In Pakistan, working moms get shamed for ‘lazy’ store-bought roti while influencers post #GharKaKhana made by their underpaid cooks. Newsflash: Your ‘authentic’ breakfast lounging in some fancy hotel in the UAE isn’t traditional—it’s literally outsourced. Meanwhile, the maid who actually made it? She’s eating your thrown-out leftovers in your garage. But sure, tell me more about ‘mindful eating’.
This isn’t culture—it’s class warfare. While Nara Smith cosplays Little House on the Prairie, the nannies raising her kids work 14-hour days. The UN says women do 76% of the unpaid labour globally. That’s not a statistic—it’s daylight robbery they’re selling back to us as ‘self-care’. In the wellness world, something is rotten in the state of Denmark. We’ve been sold the idea of ‘soft living’, where we can live peacefully only if we consume and post it all with the perfect filter.
The scam is simple:
Poor women are considered ‘lazy’ despite being busy.
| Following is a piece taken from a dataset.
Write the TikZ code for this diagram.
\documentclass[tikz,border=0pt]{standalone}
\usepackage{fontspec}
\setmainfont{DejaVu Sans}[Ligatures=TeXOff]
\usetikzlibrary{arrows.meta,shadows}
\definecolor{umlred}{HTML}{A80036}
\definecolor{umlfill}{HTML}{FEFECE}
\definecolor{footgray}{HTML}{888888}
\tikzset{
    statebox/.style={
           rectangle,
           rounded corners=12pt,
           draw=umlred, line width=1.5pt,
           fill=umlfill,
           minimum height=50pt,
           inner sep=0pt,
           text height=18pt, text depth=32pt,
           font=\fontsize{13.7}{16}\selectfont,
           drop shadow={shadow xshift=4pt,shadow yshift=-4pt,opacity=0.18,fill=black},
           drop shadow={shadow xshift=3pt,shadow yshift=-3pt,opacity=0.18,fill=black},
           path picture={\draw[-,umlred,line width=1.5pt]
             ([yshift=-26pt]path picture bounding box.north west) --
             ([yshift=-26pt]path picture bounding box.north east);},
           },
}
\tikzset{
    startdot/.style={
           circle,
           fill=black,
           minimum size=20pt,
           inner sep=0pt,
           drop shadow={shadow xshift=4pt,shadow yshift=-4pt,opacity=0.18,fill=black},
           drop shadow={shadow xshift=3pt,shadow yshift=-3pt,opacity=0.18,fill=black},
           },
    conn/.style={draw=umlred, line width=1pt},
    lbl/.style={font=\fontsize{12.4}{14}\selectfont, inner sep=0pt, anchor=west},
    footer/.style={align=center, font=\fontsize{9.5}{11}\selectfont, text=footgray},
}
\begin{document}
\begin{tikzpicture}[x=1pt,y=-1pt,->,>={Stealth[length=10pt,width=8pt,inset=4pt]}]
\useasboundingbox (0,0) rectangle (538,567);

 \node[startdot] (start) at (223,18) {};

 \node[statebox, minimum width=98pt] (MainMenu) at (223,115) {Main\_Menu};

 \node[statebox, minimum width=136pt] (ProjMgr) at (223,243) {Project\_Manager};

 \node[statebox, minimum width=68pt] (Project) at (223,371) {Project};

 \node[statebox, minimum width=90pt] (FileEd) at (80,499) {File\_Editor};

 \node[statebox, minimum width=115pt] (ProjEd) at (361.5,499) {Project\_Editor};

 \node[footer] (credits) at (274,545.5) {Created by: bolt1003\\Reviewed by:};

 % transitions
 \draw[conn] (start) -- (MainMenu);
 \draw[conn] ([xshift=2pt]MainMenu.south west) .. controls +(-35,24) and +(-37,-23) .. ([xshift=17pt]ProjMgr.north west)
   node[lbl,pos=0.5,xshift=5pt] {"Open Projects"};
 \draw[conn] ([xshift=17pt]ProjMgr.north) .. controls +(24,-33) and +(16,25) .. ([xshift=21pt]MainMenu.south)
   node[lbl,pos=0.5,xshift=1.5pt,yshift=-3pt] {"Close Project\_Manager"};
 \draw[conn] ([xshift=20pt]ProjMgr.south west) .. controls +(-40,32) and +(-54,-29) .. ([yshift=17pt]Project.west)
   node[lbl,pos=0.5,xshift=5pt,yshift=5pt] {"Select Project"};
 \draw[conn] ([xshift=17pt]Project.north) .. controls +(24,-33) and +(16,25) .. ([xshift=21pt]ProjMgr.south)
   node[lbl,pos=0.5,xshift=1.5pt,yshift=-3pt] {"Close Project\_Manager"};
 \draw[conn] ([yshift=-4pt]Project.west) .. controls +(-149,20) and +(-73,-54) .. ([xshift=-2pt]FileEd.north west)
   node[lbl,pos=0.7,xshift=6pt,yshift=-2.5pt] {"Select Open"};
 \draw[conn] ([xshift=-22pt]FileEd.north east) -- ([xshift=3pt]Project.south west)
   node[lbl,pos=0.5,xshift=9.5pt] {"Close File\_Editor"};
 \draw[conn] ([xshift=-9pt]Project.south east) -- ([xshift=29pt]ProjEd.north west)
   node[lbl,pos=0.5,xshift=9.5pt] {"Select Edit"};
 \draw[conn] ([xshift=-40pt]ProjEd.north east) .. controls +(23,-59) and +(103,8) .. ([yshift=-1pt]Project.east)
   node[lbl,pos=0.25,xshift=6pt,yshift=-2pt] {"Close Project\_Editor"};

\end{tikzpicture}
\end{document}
Rich women are lauded as ‘goals’ for being busy aesthetically.
A white girl’s $100 ‘stress-relief’ candle and a Lahore socialite’s #SlowLiving post are the same damn grift. Both rely on invisible women who’ll never get to ‘rest as resistance’.
No, Becky, your ‘golden milk latte’ isn’t self-care—it’s my nani’s doodh-haldi with a $12 price tag and a side of cultural amnesia. You’re not discovering ancient wisdom; you’re rebranding colonised survival tactics as a Whole Foods vibe. My ancestors drank that for colds, not for likes.
The Madness of Our Times
Maybe one day, wellness won’t be something sold in amber glass jars or whispered over imported pears. Maybe it’ll look like women resting without guilt. Like working moms not being shamed for shortcuts. Like softness that isn’t filtered and care that isn’t commodified.
True wellness isn’t an aesthetic. It’s no more Bangladeshi mothers sewing H&M tags till midnight. Lahore’s smog is no worse than London’s, while both cities blame the poor for emissions. Your grandmother’s arthritis medicine costs less than your face serum. It’s when the world stops romanticising the exhaustion it created.
Until then, we’ll keep seeing performances—filmed perfect mornings, calling exhaustion ‘hustle’, and trading sanity for SEO. The curtain falls. The algorithm applauds. The aunties ache. The maid still eats leftovers.